::: Materials provided

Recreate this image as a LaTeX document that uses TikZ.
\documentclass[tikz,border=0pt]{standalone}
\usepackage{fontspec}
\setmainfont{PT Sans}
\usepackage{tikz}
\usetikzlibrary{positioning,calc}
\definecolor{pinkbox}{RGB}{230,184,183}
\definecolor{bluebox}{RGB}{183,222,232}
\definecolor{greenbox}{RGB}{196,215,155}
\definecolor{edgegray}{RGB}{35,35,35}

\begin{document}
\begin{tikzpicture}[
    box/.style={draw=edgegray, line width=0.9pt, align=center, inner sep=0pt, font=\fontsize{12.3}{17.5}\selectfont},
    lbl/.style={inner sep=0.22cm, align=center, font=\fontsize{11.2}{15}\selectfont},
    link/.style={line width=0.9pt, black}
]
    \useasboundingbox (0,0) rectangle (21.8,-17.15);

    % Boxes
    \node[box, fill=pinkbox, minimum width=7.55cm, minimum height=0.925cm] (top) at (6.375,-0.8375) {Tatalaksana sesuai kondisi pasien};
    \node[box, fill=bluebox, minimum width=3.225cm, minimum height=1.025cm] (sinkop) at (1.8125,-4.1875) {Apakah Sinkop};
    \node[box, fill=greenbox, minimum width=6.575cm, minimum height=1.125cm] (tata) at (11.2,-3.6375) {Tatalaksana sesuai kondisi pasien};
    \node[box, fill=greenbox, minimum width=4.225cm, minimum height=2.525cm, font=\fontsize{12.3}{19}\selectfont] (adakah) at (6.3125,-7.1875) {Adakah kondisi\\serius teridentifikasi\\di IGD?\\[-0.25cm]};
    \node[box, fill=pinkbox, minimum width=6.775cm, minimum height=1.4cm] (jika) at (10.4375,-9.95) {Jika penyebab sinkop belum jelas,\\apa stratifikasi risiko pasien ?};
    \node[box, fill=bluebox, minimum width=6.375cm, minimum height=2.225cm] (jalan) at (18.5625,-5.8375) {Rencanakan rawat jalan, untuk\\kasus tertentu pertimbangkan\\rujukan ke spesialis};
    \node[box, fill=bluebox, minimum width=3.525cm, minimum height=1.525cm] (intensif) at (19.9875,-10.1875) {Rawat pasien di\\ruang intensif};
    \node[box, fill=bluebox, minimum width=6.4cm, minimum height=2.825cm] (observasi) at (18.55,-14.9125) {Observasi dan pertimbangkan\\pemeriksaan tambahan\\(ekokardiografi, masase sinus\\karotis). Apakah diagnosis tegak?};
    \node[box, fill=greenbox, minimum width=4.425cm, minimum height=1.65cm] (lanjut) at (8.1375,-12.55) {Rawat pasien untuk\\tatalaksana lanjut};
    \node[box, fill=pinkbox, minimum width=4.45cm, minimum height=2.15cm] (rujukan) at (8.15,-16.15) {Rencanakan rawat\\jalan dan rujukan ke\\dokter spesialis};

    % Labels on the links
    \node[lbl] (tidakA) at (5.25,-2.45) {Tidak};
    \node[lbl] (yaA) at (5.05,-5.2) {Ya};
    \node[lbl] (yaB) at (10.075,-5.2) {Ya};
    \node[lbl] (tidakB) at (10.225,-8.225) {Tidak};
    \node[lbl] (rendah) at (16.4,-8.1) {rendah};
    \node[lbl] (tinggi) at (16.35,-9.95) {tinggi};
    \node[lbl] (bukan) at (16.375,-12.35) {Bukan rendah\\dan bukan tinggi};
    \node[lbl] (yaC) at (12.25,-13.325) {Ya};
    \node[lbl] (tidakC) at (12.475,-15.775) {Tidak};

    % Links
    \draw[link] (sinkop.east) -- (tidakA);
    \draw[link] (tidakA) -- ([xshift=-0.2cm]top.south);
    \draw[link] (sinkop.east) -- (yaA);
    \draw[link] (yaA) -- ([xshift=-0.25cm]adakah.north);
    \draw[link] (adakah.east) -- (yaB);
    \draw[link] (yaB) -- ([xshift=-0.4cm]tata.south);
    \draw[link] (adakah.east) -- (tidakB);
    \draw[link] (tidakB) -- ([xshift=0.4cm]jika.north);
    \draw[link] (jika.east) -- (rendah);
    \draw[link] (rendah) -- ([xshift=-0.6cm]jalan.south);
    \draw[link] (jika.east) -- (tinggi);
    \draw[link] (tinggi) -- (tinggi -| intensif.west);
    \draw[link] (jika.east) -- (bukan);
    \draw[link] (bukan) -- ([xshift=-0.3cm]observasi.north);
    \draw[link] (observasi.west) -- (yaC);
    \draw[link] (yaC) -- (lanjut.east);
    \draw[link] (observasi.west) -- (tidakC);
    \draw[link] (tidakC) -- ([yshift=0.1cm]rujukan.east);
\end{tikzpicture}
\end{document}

::::::
::: Materials provided

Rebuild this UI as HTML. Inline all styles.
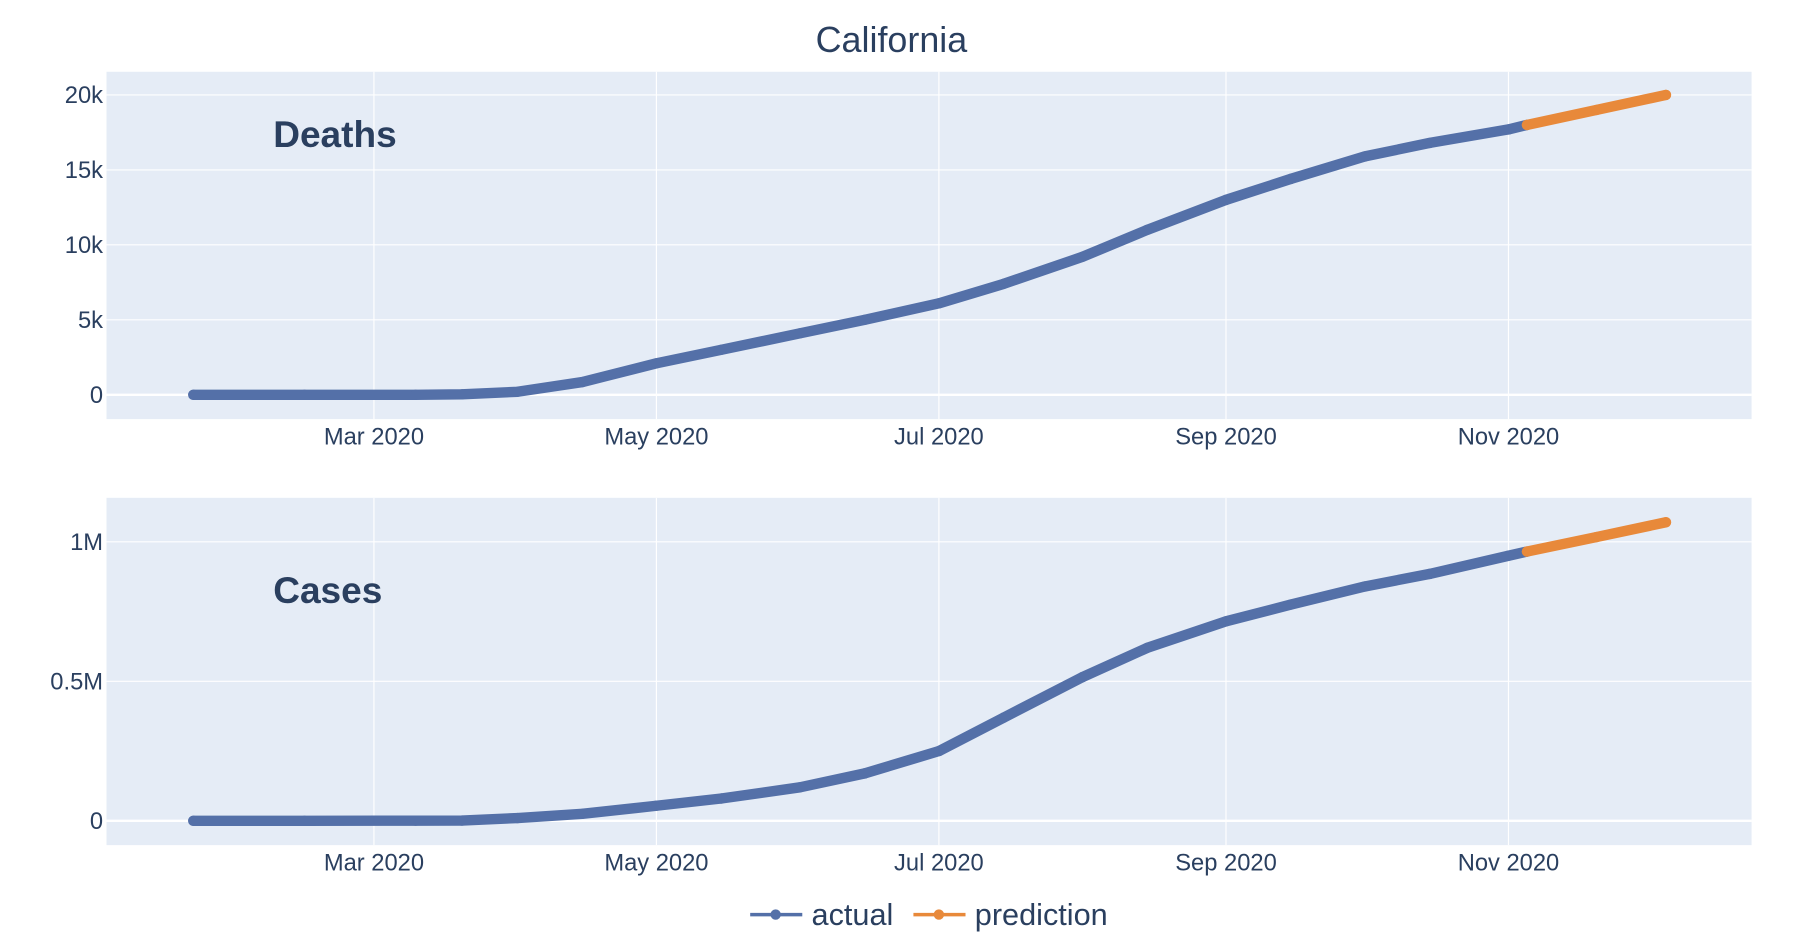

::::::

In the material above, locate the line containing "Recreate this image" and the line containing "(0,0) rectangle (21.8,-17.15);". Transcribe exactly those two lines and every line between them, and nothing more.

Exercise output:
Recreate this image as a LaTeX document that uses TikZ.
\documentclass[tikz,border=0pt]{standalone}
\usepackage{fontspec}
\setmainfont{PT Sans}
\usepackage{tikz}
\usetikzlibrary{positioning,calc}
\definecolor{pinkbox}{RGB}{230,184,183}
\definecolor{bluebox}{RGB}{183,222,232}
\definecolor{greenbox}{RGB}{196,215,155}
\definecolor{edgegray}{RGB}{35,35,35}

\begin{document}
\begin{tikzpicture}[
    box/.style={draw=edgegray, line width=0.9pt, align=center, inner sep=0pt, font=\fontsize{12.3}{17.5}\selectfont},
    lbl/.style={inner sep=0.22cm, align=center, font=\fontsize{11.2}{15}\selectfont},
    link/.style={line width=0.9pt, black}
]
    \useasboundingbox (0,0) rectangle (21.8,-17.15);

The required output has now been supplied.